Trial Harbour is a rural locality in the local government area (LGA) of West Coast in the North-west and west LGA region of Tasmania. The locality is about 20 km south-west of the town of Zeehan. The 2016 census recorded a population of 24 for the state suburb of Trial Harbour.

It is a small anchorage on the West Coast, Tasmania and historical locality, located in the northern part of Ocean Beach, Tasmania. It was an exposed and particularly vulnerable anchorage which was susceptible to the prevailing local weather of the Roaring Forties, seventeen miles north of Macquarie Heads (the entrance to Macquarie Harbour).

==History==
The locality was named Remine until 1987, when it was renamed. Trial Harbour was gazetted as a locality in 1987.

=== Indigenous usage ===
Carvings and middens were identified in the 1930s and 1990s.

=== European usage ===
It was named after the cutter Trial, which first anchored there in 1881, and it was established by four Baltic sailors, Gustav Weber, and the three Karlson brothers, Karl, Peter and Steve, otherwise known as the Russian Finns.

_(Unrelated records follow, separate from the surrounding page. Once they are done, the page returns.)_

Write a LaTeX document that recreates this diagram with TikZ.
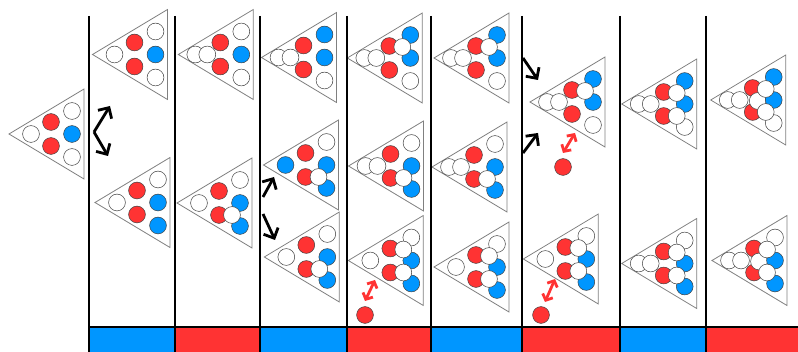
\documentclass[tikz,border=0pt]{standalone}
\usetikzlibrary{arrows.meta}
\definecolor{ballred}{RGB}{255,51,51}
\definecolor{ballblue}{RGB}{0,150,255}

% one rack: vertex of the triangle, then slot/style pairs in drawing order
\newcommand{\rack}[2]{%
  \begin{scope}[shift={#1}]
    \draw[rackline] (0,0) -- (75,-45) -- (75,45) -- cycle;
    \coordinate (sA) at (22,0);  \coordinate (sP) at (17,0);
    \coordinate (sQ) at (29,0);  \coordinate (sM) at (47,1);
    \coordinate (sB) at (42,-12); \coordinate (sC) at (42,12);
    \coordinate (sX) at (55,-11); \coordinate (sY) at (55,12);
    \coordinate (sD) at (63,-23); \coordinate (sE) at (63,0);
    \coordinate (sF) at (63,23);
    \foreach \s/\b in {#2} \node[\b] at (s\s) {};
  \end{scope}}

\begin{document}
\begin{tikzpicture}[
  x=1pt,y=-1pt,
  rackline/.style={draw=black!50,line width=0.8pt},
  ball/.style={circle,draw=black!75,line width=0.5pt,minimum size=16.8pt,inner sep=0pt},
  wb/.style={ball,fill=white},
  rb/.style={ball,fill=ballred},
  bb/.style={ball,fill=ballblue},
  wall/.style={line width=2pt,black},
  move/.style={-{Straight Barb[length=8pt,width=16pt]},line width=2.8pt,black},
  swap/.style={{Straight Barb[length=5pt,width=11pt]}-{Straight Barb[length=5pt,width=11pt]},line width=2.8pt,ballred}
]
  \useasboundingbox (0,0) rectangle (798,352);

  % coloured strip along the bottom
  \foreach \xa/\xb/\c in {89/175/ballblue,175/260/ballred,260/347/ballblue,347/431/ballred,
                          431/522/ballblue,522/620/ballred,620/706/ballblue,706/798/ballred}
    \fill[\c] (\xa,327) rectangle (\xb,352);

  % rack positions
  \coordinate (t0) at (9,134);
  \coordinate (t1a) at (92.5,54.5);  \coordinate (t1b) at (95,202.5);
  \coordinate (t2a) at (178.3,54.5); \coordinate (t2b) at (177,203);
  \coordinate (t3a) at (261.5,57.5); \coordinate (t3b) at (263.5,165); \coordinate (t3c) at (264.3,257);
  \coordinate (t4a) at (347.3,58);   \coordinate (t4b) at (348.5,166); \coordinate (t4c) at (348.3,260.5);
  \coordinate (t5a) at (434,58);     \coordinate (t5b) at (432,167);   \coordinate (t5c) at (434,267);
  \coordinate (t6a) at (530,102);    \coordinate (t6b) at (523.3,259);
  \coordinate (t7a) at (621.7,104);  \coordinate (t7b) at (621.7,263.5);
  \coordinate (t8a) at (710.7,100);  \coordinate (t8b) at (712,260.5);

  \rack{(t0)}{A/wb,B/rb,C/rb,D/wb,E/bb,F/wb}
  \rack{(t1a)}{A/wb,B/rb,C/rb,D/wb,E/bb,F/wb}
  \rack{(t1b)}{A/wb,B/rb,C/rb,D/wb,E/bb,F/bb}
  \rack{(t2a)}{P/wb,Q/wb,B/rb,C/rb,D/wb,E/bb,F/wb}
  \rack{(t2b)}{A/wb,B/rb,C/rb,D/wb,E/bb,F/bb,Y/wb}
  \rack{(t3a)}{P/wb,Q/wb,B/rb,C/rb,D/bb,E/bb,F/wb}
  \rack{(t3b)}{A/bb,B/rb,C/rb,D/wb,E/bb,F/bb,Y/wb}
  \rack{(t3c)}{A/wb,B/rb,C/rb,D/wb,E/bb,F/bb,Y/wb}
  \rack{(t4a)}{P/wb,Q/wb,B/rb,C/rb,D/bb,E/bb,F/wb,X/wb}
  \rack{(t4b)}{P/wb,Q/wb,B/rb,C/rb,D/wb,E/bb,F/bb,Y/wb}
  \rack{(t4c)}{A/wb,B/rb,C/rb,D/wb,E/bb,F/bb,X/wb,Y/wb}
  \rack{(t5a)}{P/wb,Q/wb,B/rb,C/rb,D/bb,E/bb,F/wb,X/wb}
  \rack{(t5b)}{P/wb,Q/wb,B/rb,C/rb,D/wb,E/bb,F/bb,Y/wb}
  \rack{(t5c)}{A/wb,B/rb,C/rb,D/wb,E/bb,F/bb,X/wb,Y/wb}
  \rack{(t6a)}{P/wb,Q/wb,B/rb,C/rb,D/bb,E/bb,F/wb,X/wb}
  \rack{(t6b)}{A/wb,B/rb,C/rb,D/wb,E/bb,F/bb,X/wb,Y/wb}
  \rack{(t7a)}{P/wb,Q/wb,B/rb,C/rb,D/bb,E/bb,F/wb,X/wb,Y/wb}
  \rack{(t7b)}{P/wb,Q/wb,B/rb,C/rb,D/wb,E/bb,F/bb,X/wb,Y/wb}
  \rack{(t8a)}{P/wb,Q/wb,B/rb,C/rb,M/wb,D/bb,E/bb,F/wb,X/wb,Y/wb}
  \rack{(t8b)}{P/wb,Q/wb,B/rb,C/rb,M/wb,D/wb,E/bb,F/bb,X/wb,Y/wb}

  % walls between the stages
  \foreach \x in {89,175,260,347,431,522,620,706}
    \draw[wall] (\x,16) -- (\x,352);
  \draw[wall] (89,327) -- (798,327);

  % branching and merging moves
  \coordinate (f1) at (94,132);   \coordinate (f1u) at (110,106); \coordinate (f1d) at (108,156);
  \coordinate (f3a) at (263,197); \coordinate (f3u) at (274,177);
  \coordinate (f3b) at (263,214); \coordinate (f3d) at (275,240);
  \coordinate (f6a) at (523,58);  \coordinate (f6u) at (538,80);
  \coordinate (f6b) at (523,153); \coordinate (f6d) at (538,133);
  \draw[move] (f1) -- (f1u);
  \draw[move] (f1) -- (f1d);
  \draw[move] (f3a) -- (f3u);
  \draw[move] (f3b) -- (f3d);
  \draw[move] (f6a) -- (f6u);
  \draw[move] (f6b) -- (f6d);

  % released red balls
  \node[rb] (r4) at (365,315) {};
  \node[rb] (r6a) at (563,167) {};
  \node[rb] (r6b) at (541,315) {};
  \coordinate (e4a) at (365,301);  \coordinate (e4b) at (375,280);
  \coordinate (e6a) at (563,153);  \coordinate (e6b) at (575,133);
  \coordinate (e6c) at (545,302);  \coordinate (e6d) at (555,279);
  \draw[swap] (e4a) -- (e4b);
  \draw[swap] (e6a) -- (e6b);
  \draw[swap] (e6c) -- (e6d);
\end{tikzpicture}
\end{document}
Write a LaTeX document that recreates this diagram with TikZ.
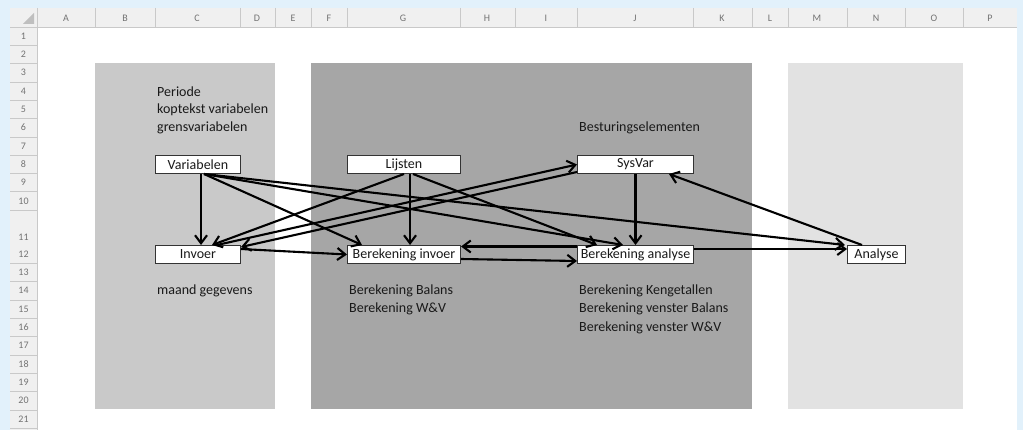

The harbour was utilised for a short while during the establishment of the early mining communities of Zeehan, and Queenstown, prior to the establishment of the settlements and facilities at Strahan and Regatta Point. It came under the control of the Hobart Marine Board.

It had two hotels and other facilities in its early days and currently it is the location of holiday homes.

It has been also a location on the west coast where whales have been sighted close to shore.

Further north along the coast – a similarly dangerous and exposed location was Granville Harbour.

==Geography==
The waters of the Southern Ocean form the western boundary, and the Little Henty River forms most of the southern.

==Road infrastructure==
Route C248 (Trial Harbour Road) enters from east and runs through to the west, where it ends.